═══ Information shown

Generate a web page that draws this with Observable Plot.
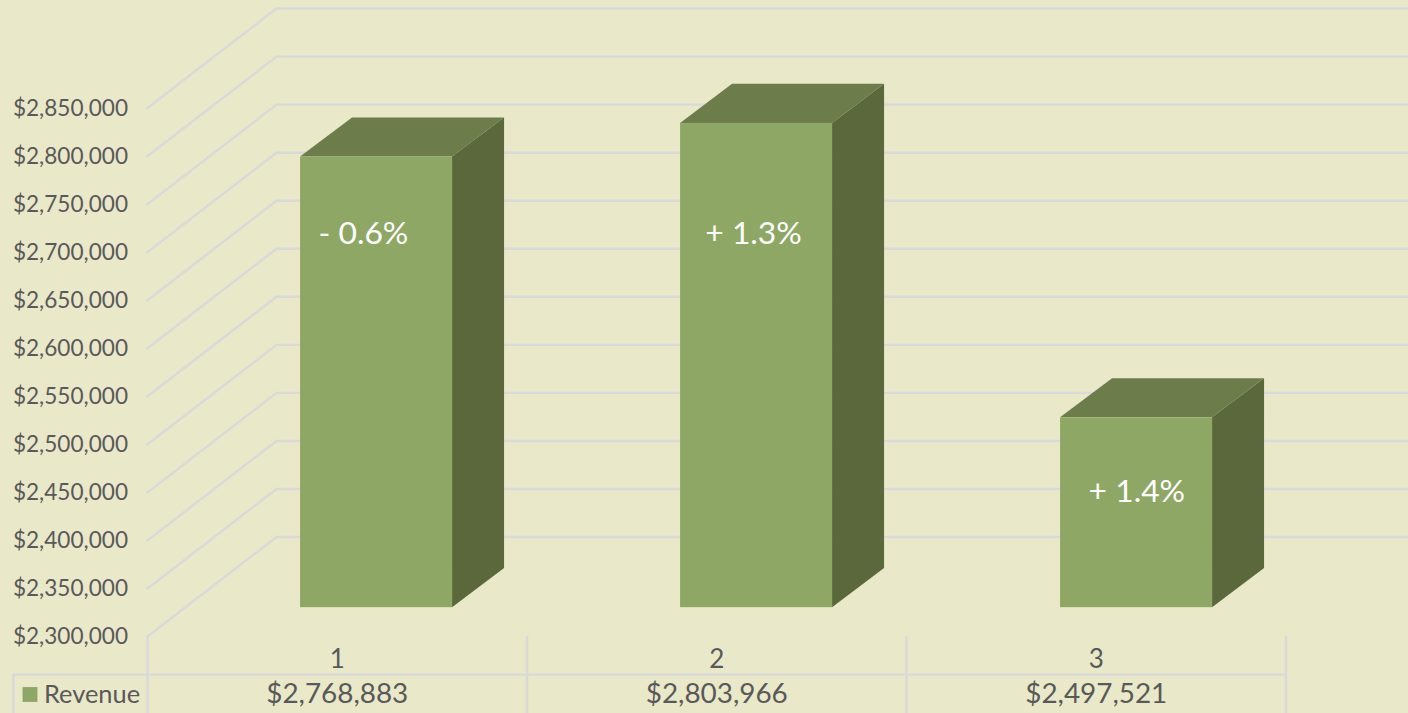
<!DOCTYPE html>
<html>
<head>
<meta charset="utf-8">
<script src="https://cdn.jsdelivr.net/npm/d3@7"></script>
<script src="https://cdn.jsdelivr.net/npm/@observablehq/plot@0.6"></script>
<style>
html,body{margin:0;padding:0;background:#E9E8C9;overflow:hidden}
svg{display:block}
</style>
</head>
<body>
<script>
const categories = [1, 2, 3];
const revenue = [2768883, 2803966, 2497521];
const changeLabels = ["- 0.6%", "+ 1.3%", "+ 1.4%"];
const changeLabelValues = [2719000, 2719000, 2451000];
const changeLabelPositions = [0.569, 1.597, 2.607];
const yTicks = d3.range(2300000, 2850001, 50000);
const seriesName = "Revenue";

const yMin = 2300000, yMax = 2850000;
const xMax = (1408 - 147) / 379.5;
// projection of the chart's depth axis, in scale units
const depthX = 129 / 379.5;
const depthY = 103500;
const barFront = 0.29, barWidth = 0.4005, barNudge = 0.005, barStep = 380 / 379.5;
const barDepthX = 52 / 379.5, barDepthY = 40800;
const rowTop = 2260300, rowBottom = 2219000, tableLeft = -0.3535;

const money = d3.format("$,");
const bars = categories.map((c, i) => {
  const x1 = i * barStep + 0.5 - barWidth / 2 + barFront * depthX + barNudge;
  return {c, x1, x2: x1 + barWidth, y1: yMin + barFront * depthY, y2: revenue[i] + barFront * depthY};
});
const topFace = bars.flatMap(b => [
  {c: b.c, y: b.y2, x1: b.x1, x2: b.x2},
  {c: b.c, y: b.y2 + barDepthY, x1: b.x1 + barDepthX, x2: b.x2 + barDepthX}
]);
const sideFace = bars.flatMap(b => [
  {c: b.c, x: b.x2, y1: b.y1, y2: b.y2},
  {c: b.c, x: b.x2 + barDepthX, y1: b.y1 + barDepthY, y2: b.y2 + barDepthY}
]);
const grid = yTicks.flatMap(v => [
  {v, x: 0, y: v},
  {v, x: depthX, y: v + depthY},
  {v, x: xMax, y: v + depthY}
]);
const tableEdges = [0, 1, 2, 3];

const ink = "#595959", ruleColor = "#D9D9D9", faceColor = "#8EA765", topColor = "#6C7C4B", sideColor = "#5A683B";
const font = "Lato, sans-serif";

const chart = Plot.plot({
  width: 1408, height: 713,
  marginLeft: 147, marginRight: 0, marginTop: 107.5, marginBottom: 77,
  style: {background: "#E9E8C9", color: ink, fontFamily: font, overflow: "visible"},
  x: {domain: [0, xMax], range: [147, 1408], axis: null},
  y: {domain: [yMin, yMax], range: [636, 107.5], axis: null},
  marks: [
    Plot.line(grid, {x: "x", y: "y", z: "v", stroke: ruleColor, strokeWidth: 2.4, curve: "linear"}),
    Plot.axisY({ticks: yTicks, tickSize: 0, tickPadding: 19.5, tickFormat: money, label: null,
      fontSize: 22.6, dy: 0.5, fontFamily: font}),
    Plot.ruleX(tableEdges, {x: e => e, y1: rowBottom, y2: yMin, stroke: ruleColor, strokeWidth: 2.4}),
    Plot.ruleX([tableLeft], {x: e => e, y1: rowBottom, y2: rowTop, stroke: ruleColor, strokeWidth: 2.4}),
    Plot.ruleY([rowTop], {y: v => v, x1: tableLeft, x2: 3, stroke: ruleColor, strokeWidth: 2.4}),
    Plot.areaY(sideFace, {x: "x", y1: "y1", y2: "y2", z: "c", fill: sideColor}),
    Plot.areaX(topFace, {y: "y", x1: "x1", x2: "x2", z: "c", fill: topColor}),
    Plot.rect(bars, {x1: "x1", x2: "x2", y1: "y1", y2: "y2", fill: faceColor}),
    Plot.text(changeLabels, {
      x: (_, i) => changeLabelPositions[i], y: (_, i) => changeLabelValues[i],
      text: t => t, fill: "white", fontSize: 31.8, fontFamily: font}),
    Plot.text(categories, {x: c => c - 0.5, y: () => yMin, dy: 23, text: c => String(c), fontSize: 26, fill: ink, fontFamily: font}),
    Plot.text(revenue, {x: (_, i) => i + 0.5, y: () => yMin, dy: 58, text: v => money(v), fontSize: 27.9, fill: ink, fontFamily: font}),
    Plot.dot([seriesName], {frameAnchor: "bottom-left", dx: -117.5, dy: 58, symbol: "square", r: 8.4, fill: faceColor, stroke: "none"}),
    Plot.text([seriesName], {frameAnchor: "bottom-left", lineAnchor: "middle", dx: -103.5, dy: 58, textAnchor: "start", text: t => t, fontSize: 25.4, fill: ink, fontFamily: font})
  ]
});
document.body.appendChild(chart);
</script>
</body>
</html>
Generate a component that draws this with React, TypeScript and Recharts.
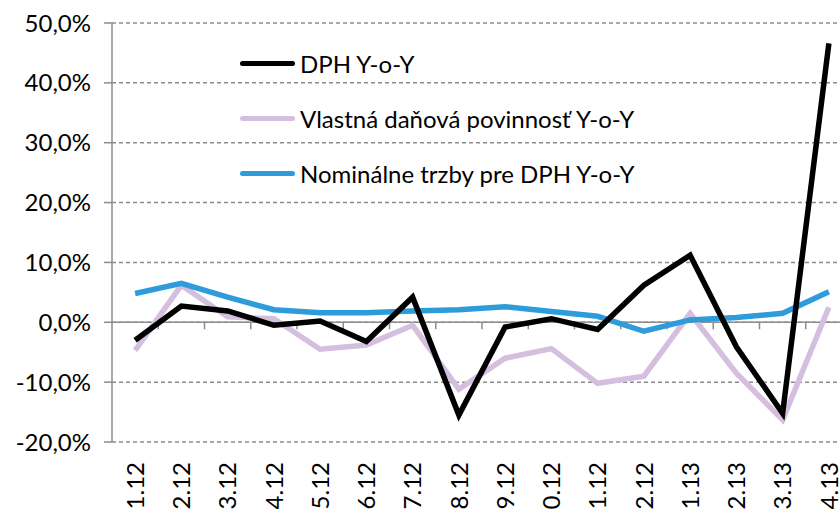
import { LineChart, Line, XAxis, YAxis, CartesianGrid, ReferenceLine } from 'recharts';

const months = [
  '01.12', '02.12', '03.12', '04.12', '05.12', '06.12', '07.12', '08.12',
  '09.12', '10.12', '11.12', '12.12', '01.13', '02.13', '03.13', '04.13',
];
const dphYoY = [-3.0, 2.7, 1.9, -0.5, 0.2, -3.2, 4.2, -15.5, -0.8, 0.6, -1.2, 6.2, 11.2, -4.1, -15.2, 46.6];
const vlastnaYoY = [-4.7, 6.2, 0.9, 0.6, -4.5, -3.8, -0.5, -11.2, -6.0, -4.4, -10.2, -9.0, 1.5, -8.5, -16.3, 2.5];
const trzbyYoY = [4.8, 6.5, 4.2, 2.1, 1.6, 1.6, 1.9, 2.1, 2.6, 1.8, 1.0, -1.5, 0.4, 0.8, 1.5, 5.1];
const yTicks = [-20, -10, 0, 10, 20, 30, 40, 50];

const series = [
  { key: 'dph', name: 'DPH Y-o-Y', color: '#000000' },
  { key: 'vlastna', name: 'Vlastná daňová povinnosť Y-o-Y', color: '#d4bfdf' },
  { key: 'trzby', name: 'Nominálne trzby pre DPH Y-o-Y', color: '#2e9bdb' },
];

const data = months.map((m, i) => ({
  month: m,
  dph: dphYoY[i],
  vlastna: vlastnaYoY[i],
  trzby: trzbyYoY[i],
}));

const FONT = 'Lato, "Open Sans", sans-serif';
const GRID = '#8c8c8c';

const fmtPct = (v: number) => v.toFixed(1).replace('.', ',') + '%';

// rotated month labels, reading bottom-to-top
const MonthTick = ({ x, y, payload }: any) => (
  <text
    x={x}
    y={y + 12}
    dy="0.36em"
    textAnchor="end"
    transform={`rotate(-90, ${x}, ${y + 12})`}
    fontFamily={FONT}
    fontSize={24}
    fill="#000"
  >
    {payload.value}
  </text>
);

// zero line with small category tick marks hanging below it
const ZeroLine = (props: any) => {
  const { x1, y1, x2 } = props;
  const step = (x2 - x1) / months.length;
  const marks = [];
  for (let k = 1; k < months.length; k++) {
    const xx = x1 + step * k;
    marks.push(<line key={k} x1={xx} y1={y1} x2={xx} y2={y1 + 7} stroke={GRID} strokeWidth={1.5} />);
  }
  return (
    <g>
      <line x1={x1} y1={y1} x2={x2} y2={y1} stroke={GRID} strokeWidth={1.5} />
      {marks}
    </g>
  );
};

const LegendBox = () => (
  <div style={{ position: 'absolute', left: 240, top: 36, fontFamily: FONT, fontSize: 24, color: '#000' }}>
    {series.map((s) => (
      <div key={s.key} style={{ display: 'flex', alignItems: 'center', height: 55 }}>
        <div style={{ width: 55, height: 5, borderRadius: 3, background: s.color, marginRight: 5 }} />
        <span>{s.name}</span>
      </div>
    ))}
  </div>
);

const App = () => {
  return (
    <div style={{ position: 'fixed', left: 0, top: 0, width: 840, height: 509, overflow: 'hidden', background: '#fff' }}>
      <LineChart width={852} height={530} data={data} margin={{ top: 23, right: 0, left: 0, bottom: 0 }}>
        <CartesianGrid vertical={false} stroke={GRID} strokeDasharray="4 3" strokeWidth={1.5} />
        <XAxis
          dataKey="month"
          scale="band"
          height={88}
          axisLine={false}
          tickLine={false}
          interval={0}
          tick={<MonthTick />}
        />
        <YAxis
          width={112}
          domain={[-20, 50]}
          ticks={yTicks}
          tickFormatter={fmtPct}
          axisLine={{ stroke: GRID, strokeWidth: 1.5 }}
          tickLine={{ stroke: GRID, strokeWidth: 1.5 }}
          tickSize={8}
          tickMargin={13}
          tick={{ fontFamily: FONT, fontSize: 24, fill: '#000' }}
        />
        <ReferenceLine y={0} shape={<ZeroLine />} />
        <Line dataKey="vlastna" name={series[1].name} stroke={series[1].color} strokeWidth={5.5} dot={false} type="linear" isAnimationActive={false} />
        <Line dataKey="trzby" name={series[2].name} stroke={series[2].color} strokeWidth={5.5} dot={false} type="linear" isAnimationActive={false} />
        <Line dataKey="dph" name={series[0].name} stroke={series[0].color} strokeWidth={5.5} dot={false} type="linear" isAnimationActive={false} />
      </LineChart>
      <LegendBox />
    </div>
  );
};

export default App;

══════

» To be done: Leave the pictures out, and transcribe exactly the lines above starting at the one that contains "Generate a component" and ending at the one that contains "YAxis, CartesianGrid, ReferenceLine".

» Reply to the task:
Generate a component that draws this with React, TypeScript and Recharts.
import { LineChart, Line, XAxis, YAxis, CartesianGrid, ReferenceLine } from 'recharts';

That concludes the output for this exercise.